— START OF PROVIDED DATA —
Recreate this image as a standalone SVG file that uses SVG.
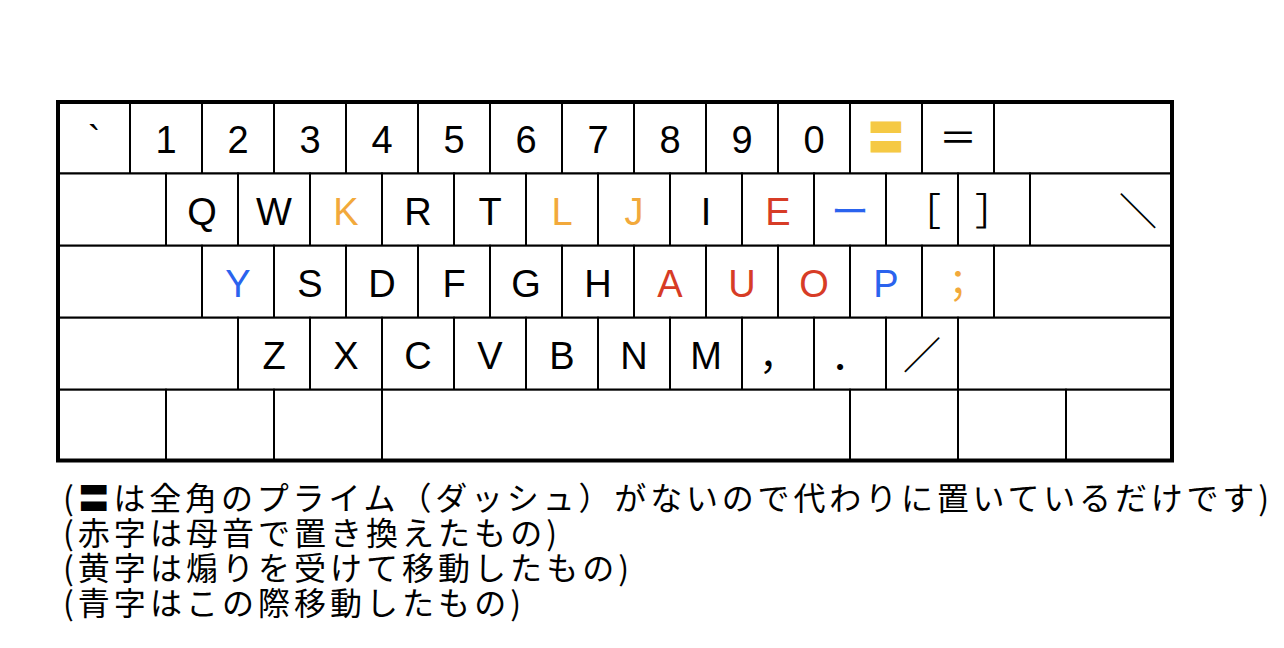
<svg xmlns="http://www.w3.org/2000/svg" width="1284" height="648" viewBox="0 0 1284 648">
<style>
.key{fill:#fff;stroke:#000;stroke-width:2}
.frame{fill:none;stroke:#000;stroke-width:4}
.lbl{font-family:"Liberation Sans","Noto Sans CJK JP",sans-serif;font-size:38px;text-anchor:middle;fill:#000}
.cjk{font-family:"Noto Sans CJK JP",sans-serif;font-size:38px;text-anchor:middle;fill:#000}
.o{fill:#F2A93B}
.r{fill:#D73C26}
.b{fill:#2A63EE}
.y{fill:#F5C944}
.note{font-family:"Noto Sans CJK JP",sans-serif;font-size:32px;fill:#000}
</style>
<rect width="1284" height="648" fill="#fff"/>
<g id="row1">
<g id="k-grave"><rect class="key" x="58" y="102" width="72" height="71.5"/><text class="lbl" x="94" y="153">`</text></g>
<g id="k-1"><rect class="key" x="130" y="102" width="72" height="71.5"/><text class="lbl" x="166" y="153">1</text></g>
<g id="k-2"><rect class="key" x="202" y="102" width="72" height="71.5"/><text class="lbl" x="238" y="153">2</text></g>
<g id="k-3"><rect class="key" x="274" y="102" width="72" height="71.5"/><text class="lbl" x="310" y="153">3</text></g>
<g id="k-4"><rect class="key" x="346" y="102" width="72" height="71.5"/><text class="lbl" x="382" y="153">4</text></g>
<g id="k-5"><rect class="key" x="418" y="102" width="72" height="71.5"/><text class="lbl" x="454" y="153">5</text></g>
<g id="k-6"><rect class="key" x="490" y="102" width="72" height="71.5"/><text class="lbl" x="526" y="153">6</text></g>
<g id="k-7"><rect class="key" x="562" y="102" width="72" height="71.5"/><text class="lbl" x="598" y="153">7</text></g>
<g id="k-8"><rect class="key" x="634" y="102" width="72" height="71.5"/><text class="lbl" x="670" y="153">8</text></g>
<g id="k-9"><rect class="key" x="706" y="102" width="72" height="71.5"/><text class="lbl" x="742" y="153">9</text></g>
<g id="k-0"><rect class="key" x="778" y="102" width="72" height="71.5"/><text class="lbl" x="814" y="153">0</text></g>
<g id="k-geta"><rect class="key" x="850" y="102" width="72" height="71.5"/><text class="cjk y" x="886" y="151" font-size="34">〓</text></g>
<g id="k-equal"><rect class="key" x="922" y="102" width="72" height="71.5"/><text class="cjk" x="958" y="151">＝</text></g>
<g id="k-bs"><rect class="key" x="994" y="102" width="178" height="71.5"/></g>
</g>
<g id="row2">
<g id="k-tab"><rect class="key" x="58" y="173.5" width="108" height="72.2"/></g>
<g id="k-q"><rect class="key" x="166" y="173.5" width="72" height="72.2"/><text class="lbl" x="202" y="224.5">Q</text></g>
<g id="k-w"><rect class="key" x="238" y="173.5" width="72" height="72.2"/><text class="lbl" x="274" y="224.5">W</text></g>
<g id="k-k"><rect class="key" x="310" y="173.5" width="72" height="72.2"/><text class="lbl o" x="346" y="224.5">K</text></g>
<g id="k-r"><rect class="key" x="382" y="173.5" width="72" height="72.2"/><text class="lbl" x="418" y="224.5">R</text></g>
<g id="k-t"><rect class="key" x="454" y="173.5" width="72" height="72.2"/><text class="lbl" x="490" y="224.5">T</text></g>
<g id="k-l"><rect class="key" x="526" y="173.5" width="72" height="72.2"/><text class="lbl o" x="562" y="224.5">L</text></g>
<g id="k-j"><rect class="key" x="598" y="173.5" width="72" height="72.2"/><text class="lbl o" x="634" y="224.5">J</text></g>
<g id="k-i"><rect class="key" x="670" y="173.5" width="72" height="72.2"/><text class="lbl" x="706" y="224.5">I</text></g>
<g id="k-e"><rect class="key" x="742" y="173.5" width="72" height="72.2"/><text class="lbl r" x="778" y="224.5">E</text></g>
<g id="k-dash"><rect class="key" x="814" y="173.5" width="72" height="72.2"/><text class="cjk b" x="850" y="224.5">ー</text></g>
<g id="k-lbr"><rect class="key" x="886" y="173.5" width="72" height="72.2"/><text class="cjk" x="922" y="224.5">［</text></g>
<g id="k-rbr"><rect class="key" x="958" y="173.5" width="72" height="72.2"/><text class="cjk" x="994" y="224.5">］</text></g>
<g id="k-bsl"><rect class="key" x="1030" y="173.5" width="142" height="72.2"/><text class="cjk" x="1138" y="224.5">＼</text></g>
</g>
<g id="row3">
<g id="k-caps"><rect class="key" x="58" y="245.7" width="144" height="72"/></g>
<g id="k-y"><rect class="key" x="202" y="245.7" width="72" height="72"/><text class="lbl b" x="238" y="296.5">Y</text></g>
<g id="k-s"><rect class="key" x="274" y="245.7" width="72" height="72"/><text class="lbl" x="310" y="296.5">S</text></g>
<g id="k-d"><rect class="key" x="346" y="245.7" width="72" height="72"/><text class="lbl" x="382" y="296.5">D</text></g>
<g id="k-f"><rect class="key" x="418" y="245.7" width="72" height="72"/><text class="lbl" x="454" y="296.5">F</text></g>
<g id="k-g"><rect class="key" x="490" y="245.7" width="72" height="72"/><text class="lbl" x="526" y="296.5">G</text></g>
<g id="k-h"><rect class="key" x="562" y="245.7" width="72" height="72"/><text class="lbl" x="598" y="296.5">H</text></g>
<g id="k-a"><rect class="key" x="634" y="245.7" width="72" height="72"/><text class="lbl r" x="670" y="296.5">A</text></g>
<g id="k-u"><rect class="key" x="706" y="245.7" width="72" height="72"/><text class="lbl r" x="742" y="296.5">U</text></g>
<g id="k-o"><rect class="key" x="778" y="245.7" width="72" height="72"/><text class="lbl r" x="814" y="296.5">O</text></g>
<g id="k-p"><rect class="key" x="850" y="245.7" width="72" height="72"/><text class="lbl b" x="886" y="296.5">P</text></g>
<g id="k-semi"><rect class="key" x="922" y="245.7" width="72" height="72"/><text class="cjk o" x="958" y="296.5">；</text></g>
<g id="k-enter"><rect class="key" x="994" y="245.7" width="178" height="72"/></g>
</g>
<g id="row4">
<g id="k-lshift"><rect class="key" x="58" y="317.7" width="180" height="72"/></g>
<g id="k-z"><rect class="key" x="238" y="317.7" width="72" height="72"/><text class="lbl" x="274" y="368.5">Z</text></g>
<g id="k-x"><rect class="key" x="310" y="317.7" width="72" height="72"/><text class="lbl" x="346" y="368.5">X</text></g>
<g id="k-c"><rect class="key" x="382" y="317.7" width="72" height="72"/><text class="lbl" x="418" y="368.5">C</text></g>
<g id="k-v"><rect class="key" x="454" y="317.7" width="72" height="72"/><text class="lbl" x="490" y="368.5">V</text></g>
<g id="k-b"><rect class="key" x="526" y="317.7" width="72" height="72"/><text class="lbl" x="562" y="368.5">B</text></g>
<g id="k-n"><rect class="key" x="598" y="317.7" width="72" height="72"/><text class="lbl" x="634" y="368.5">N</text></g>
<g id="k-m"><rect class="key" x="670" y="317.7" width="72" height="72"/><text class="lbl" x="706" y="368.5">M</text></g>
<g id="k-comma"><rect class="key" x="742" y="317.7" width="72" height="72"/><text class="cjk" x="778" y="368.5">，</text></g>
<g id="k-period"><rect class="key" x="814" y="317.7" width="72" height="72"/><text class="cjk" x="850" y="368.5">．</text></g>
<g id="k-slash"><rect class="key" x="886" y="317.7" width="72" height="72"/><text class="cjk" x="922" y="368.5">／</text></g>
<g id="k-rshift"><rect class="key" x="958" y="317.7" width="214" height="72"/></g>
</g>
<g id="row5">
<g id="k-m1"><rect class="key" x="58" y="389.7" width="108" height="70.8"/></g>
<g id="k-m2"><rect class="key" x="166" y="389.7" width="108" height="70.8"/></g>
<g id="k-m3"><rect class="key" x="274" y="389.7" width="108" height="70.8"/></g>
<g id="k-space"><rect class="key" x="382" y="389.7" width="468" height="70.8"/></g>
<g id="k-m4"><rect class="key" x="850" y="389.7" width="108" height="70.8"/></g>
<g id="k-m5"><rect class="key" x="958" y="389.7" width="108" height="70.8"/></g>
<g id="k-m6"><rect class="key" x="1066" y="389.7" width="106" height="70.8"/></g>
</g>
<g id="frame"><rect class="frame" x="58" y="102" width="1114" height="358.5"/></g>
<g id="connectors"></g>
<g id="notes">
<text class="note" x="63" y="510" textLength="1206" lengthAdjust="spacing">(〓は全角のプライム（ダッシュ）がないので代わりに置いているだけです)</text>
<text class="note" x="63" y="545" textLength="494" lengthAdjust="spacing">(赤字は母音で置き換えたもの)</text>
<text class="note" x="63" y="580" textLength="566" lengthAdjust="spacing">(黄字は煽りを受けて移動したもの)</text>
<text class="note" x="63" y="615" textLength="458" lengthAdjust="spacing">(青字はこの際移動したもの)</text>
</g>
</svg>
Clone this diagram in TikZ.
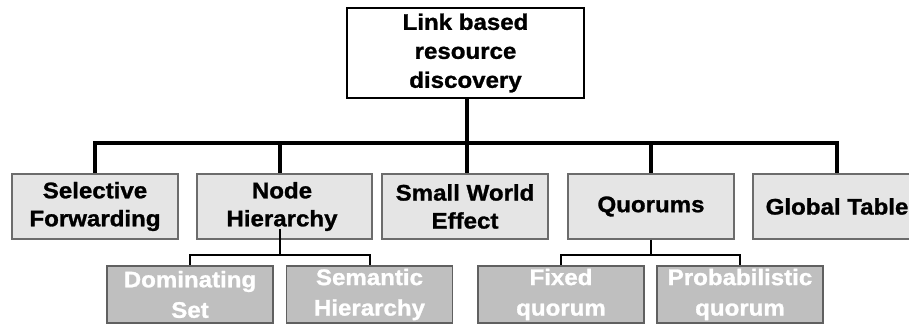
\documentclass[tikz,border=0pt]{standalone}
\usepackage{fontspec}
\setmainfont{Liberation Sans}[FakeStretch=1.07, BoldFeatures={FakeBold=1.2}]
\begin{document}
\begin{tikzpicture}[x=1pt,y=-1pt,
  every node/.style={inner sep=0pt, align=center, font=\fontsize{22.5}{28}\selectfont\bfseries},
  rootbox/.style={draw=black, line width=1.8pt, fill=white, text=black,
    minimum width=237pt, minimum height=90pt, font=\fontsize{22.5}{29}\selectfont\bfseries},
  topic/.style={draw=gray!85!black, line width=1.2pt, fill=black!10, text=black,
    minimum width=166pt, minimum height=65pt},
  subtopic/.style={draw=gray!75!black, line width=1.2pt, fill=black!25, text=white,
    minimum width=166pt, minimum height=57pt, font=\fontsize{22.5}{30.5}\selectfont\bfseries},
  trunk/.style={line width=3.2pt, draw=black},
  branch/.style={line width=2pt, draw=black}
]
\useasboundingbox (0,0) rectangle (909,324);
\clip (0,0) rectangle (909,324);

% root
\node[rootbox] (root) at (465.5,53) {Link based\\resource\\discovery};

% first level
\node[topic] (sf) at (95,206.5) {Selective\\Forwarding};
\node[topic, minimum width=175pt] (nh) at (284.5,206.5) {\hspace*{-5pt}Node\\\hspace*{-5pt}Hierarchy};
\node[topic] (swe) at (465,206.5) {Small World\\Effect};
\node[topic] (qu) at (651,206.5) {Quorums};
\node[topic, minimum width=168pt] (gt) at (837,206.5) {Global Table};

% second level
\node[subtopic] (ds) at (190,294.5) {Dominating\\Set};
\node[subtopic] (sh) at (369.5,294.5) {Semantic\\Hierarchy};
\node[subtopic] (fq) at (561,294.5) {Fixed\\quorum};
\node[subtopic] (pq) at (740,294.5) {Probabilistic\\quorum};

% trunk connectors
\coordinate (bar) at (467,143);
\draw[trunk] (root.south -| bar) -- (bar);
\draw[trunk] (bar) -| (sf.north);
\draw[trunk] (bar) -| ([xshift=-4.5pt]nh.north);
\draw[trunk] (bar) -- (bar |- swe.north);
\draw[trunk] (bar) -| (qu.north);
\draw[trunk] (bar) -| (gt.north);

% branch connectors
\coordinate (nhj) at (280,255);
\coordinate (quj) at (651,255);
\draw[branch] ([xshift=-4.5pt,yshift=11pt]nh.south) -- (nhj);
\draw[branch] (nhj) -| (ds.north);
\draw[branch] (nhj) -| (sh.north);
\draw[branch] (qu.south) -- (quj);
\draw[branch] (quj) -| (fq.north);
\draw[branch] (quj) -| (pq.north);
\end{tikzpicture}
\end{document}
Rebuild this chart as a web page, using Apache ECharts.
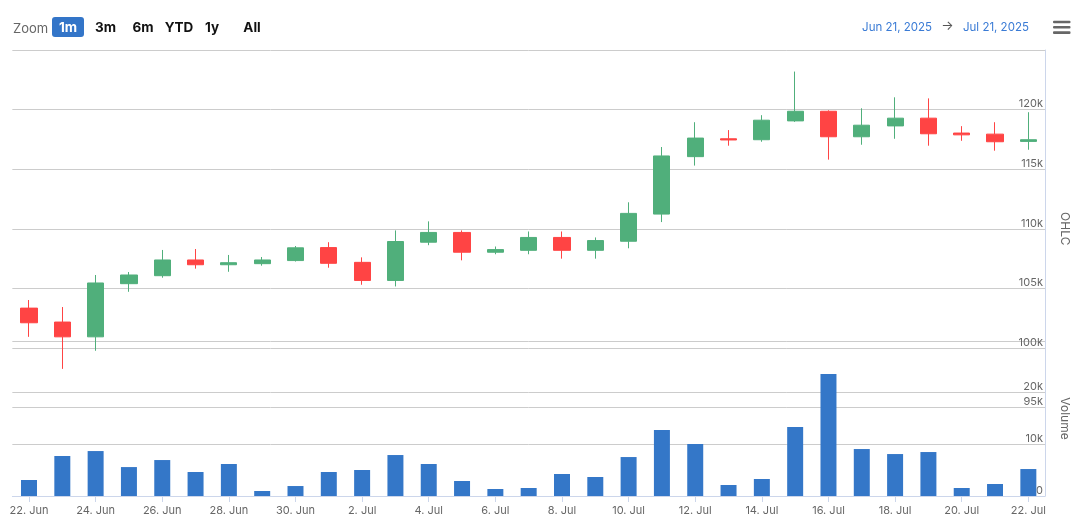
— END OF PROVIDED DATA —
**EXERCISE**
Check every line for "this" and show the ones that have it.

**REPLY**
Recreate this image as a standalone SVG file that uses SVG.
Clone this diagram in TikZ.
Rebuild this chart as a web page, using Apache ECharts.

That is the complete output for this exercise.